Of course, diehard Wink fans expect nothing less from this artist, who has been breaking new ground for the past two decades. In the late 1980s and early ’90s, when most of the U.S. was just waking up to rave culture, Wink – who had been working as a mobile DJ in his hometown of Philadelphia since he was 13 years old – was already making his own tracks (“Tribal Confusion” by E-Culture, with his former partner King Britt) and hauling his records around the country to spin at burgeoning clubs
In 1995, Wink became one of the first DJ-producers to translate his hard work into mainstream success, when he unleashed a string of classics, including “Don’t Laugh,” “I’m Ready,” and “Higher State of Consciousness,” that topped charts worldwide, and made him a bona fide pop star in Europe. On his 1998 album, HereHear, Wink pushed boundaries even further, inviting fellow artists as diverse as Trent Reznor (Nine Inch Nails), Caroline Crawley (Shelleyann Orphan/This Mortal Coil), and Philly poet-performer Ursula Rucker (Jazzanova, The Roots), to contribute to a far-reaching disc that ran the gamut of electronic music styles, from ambient and trip-hop to drum & bass, as well as the trademark mix of house and techno on which Wink has built his international reputation.

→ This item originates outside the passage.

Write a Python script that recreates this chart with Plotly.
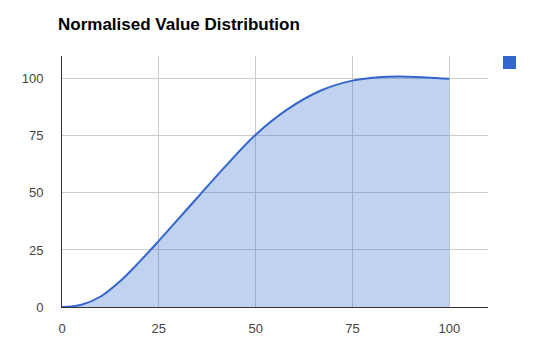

Since the release of the first Profound Sounds compilation in 1999, Wink has been concentrating on various projects, including continuing to oversee operations of his Ovum Recordings record label. Over the past year Josh has released another two dance floor anthems, “How’s your evening so far” and most recently “Superfreak”, both of which continue his tradition of making distinct music that catches people’s ears and inspires others to compose their own music. Although he used to bristle at requests to remix other artists (“because you sell the rights away, and don’t own them any more, even though the remix is basically all your own music), lately he’s grown to enjoy that gig more, turning out such notable overhauls as his recent reworking of “Blue Jeans” for Ladytron, Paul Oakenfold’s “Starry Eyed Surprise,” and Depeche Mode’s “Free Love.” Wink hopes to compile his favorite remix gems on a CD collection soon. He’s also working on some songs with fellow Philly denizen G. Love (as in, G. Love & Special Sauce), and hopefully further collaborations and production gigs with other like- and open-minded musicians.
“I get bored if I do the same thing” Wink concludes. “Some people get pigeonholed as being into just one thing. I hate that. When there are rules, it doesn’t become art, and it’s not fun. I’ve learned that you can’t please everybody, so I’d rather be concerned with making good art, and the people that like this art will stick with you.” Profound Sounds Vol. 2 is classic Josh Wink. It dares to be different. It is good art. And, most importantly, it is great fun.